[Code that draws figures]
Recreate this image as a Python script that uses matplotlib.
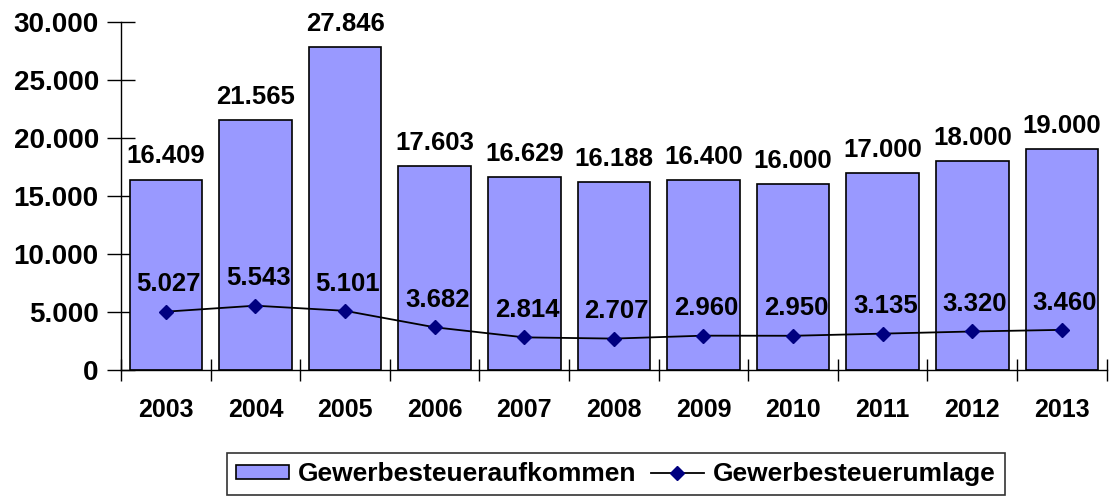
import numpy as np
import matplotlib.pyplot as plt

plt.rcParams['font.family'] = ['Liberation Sans', 'DejaVu Sans']
plt.rcParams['font.weight'] = 'bold'

years = ['2003', '2004', '2005', '2006', '2007', '2008', '2009', '2010', '2011', '2012', '2013']
aufkommen = [16409, 21565, 27846, 17603, 16629, 16188, 16400, 16000, 17000, 18000, 19000]
umlage = [5027, 5543, 5101, 3682, 2814, 2707, 2960, 2950, 3135, 3320, 3460]


def de_fmt(v):
    return f'{v:,.0f}'.replace(',', '.')


fig = plt.figure(figsize=(11.1, 4.96), dpi=100)
ax = fig.add_axes([0.109, 0.254, 0.888, 0.702])

x = np.arange(len(years))
bars = ax.bar(x, aufkommen, width=0.81, color='#9999FF', edgecolor='black',
              linewidth=1.2, label='Gewerbesteueraufkommen', zorder=2)
line, = ax.plot(x, umlage, color='black', linewidth=1.3, marker='D', markersize=7,
                markerfacecolor='#000080', markeredgecolor='#000080',
                label='Gewerbesteuerumlage', zorder=3)

for xi, v in zip(x, aufkommen):
    ax.annotate(de_fmt(v), (xi, v), xytext=(0, 8), textcoords='offset points',
                ha='center', va='bottom', fontsize=18.5, fontweight='bold')
for xi, v in zip(x, umlage):
    ax.annotate(de_fmt(v), (xi, v), xytext=(2, 11), textcoords='offset points',
                ha='center', va='bottom', fontsize=18.5, fontweight='bold')

ax.set_xlim(-0.5, len(years) - 0.5)
ax.set_ylim(0, 30000)
ax.set_yticks(np.arange(0, 30001, 5000))
ax.set_yticklabels([de_fmt(v) for v in np.arange(0, 30001, 5000)], fontsize=20)
ax.set_xticks(x)
ax.set_xticklabels(years, fontsize=18)
ax.set_xticks(np.arange(-0.5, len(years)), minor=True)
ax.tick_params(axis='x', which='major', length=0, pad=20)
ax.tick_params(axis='x', which='minor', direction='inout', length=16, width=1)
ax.tick_params(axis='y', direction='inout', length=20, width=1, pad=6)

for side in ['top', 'right']:
    ax.spines[side].set_visible(False)
ax.spines['left'].set_linewidth(1)
ax.spines['bottom'].set_linewidth(1)

leg = fig.legend(handles=[bars, line], loc='upper left',
                 bbox_to_anchor=(227 / 1110, 1 - 453 / 496),
                 ncol=2, frameon=True, fancybox=False,
                 prop={'family': 'Liberation Sans', 'weight': 'bold', 'size': 19},
                 edgecolor='black', handlelength=2.0, handleheight=0.45,
                 handletextpad=0.35, columnspacing=0.53, borderpad=0.35,
                 borderaxespad=0)
leg.get_frame().set_linewidth(1.2)

fig.savefig('out.png', dpi=100)
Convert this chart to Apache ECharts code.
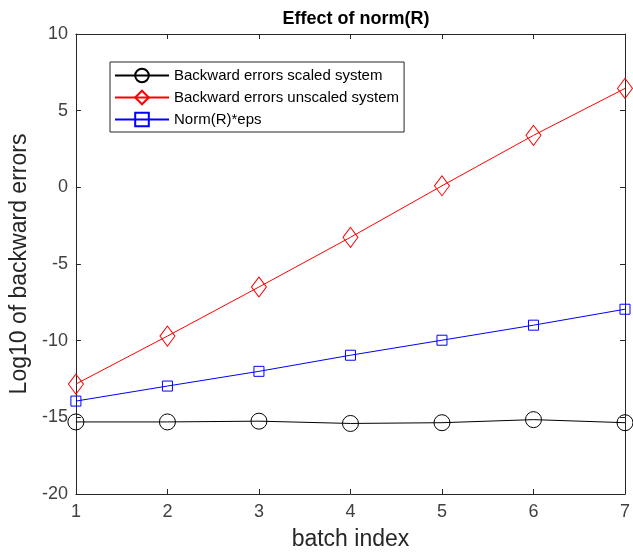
<!DOCTYPE html>
<html>
<head>
<meta charset="utf-8">
<script src="https://cdn.jsdelivr.net/npm/echarts@6/dist/echarts.min.js"></script>
<style>html,body{margin:0;padding:0;background:#fff;}#c{width:633px;height:556px;}</style>
</head>
<body>
<div id="c"></div>
<script>
var batchIndex = [1, 2, 3, 4, 5, 6, 7];
var scaledErrors = [-15.3, -15.3, -15.25, -15.4, -15.35, -15.15, -15.35];
var unscaledErrors = [-12.83, -9.7, -6.5, -3.26, 0.1, 3.39, 6.45];
var normEps = [-13.94, -12.96, -12.0, -10.95, -9.97, -8.99, -7.95];
var seriesNames = ['Backward errors scaled system', 'Backward errors unscaled system', 'Norm(R)*eps'];
var yTicks = [-20, -15, -10, -5, 0, 5, 10];

function pairs(vals) { return batchIndex.map(function (x, i) { return [x, vals[i]]; }); }

var FONT = 'Liberation Sans, Arial, sans-serif';
var axisColor = '#262626';
var labelColor = '#404040';

var chart = echarts.init(document.getElementById('c'), null, {renderer: 'canvas'});
chart.setOption({
  animation: false,
  backgroundColor: '#fff',
  title: {
    text: 'Effect of norm(R)', left: 351, textAlign: 'center', top: 5,
    textStyle: {fontFamily: FONT, fontSize: 18, fontWeight: 'bold', color: '#000'}
  },
  legend: {
    orient: 'vertical', left: 110, top: 62,
    data: seriesNames,
    itemWidth: 54, itemHeight: 17, itemGap: 5,
    padding: [5, 5, 4, 4],
    backgroundColor: '#fff', borderColor: '#262626', borderWidth: 1,
    textStyle: {fontFamily: FONT, fontSize: 15, color: '#000', lineHeight: 17}
  },
  grid: {left: 73, right: 3, top: 34, bottom: 62},
  xAxis: [{
    type: 'value', min: 1, max: 7, interval: 1, position: 'bottom',
    name: 'batch index', nameLocation: 'middle', nameGap: 34,
    nameTextStyle: {fontFamily: FONT, fontSize: 23, color: axisColor},
    axisLine: {show: true, onZero: false, lineStyle: {color: axisColor, width: 1}},
    axisTick: {show: true, inside: true, length: 5, lineStyle: {color: axisColor}},
    axisLabel: {fontFamily: FONT, fontSize: 18, color: labelColor, margin: 9},
    splitLine: {show: false}
  }, {
    type: 'value', min: 1, max: 7, interval: 1, position: 'top',
    axisLine: {show: true, onZero: false, lineStyle: {color: axisColor, width: 1}},
    axisTick: {show: true, inside: true, length: 5, lineStyle: {color: axisColor}},
    axisLabel: {show: false}, splitLine: {show: false}
  }],
  yAxis: [{
    type: 'value', min: yTicks[0], max: yTicks[yTicks.length - 1], interval: 5, position: 'left',
    name: 'Log10 of backward errors', nameLocation: 'middle', nameGap: 38,
    nameTextStyle: {fontFamily: FONT, fontSize: 23, color: axisColor},
    axisLine: {show: true, onZero: false, lineStyle: {color: axisColor, width: 1}},
    axisTick: {show: true, inside: true, length: 5, lineStyle: {color: axisColor}},
    axisLabel: {fontFamily: FONT, fontSize: 18, color: labelColor, margin: 8},
    splitLine: {show: false}
  }, {
    type: 'value', min: yTicks[0], max: yTicks[yTicks.length - 1], interval: 5, position: 'right',
    axisLine: {show: true, onZero: false, lineStyle: {color: axisColor, width: 1}},
    axisTick: {show: true, inside: true, length: 5, lineStyle: {color: axisColor}},
    axisLabel: {show: false}, splitLine: {show: false}
  }],
  series: [{
    name: seriesNames[0], type: 'line', data: pairs(scaledErrors),
    symbol: 'circle', symbolSize: 16,
    lineStyle: {color: '#000', width: 1},
    itemStyle: {color: 'rgba(0,0,0,0)', borderColor: '#000', borderWidth: 1},
    z: 3
  }, {
    name: seriesNames[1], type: 'line', data: pairs(unscaledErrors),
    symbol: 'diamond', symbolSize: [15, 20],
    lineStyle: {color: '#ff0000', width: 1},
    itemStyle: {color: 'rgba(0,0,0,0)', borderColor: '#ff0000', borderWidth: 1},
    z: 3
  }, {
    name: seriesNames[2], type: 'line', data: pairs(normEps),
    symbol: 'rect', symbolSize: 10,
    lineStyle: {color: '#0000ff', width: 1},
    itemStyle: {color: 'rgba(0,0,0,0)', borderColor: '#0000ff', borderWidth: 1},
    z: 3
  }]
});
</script>
</body>
</html>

— The problem —
Copy all lines from the entries that contain the word "script".

— Exercise solution —
Recreate this image as a Python script that uses matplotlib.
<script src="https://cdn.jsdelivr.net/npm/echarts@6/dist/echarts.min.js"></script>
<script>
</script>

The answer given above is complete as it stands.